Using the query is then as simple as selecting it, and then invoking the function with the TourneyType parameter.
This will create a new query with the function as it’s source, and the data loaded and transformed. It’s then just a case of loading the data into the Lakehouse as a new table.

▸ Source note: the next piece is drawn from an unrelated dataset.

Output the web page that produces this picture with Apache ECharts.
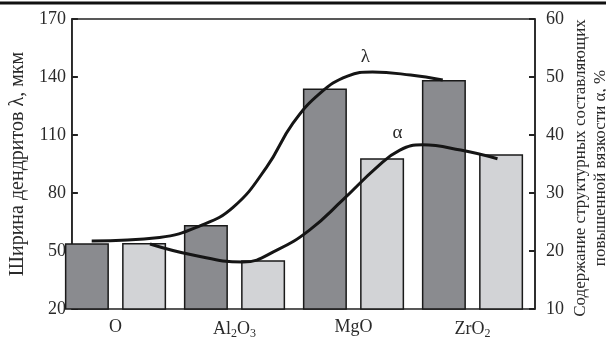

As you can see, the LoadTournamentData function is invoked with the parameter “RegularSeasonDetailedResults” which will load both the Men’s and Women’s regular season games into a single table.
Conclusion#
And that’s it!
Hopefully this post has given you a good overview of how to use Dataflow Gen2 to prepare data and create features for your machine learning model. Its low code approach makes it easy to create data pipelines quickly, and it contains a lot of powerful features that can be used to create complex transformations. It’s a great first port of call for anyone who needs to transform data, but more importantly, has the benefit of not needing to write complex code that is prone to errors, is hard to test, and is difficult to maintain.
At the time of writing, Dataflows Gen2 are unsupported with the Git integration, and so it’s not possible to version control or share the dataflows. This feature is expected to be released in Q4 2024.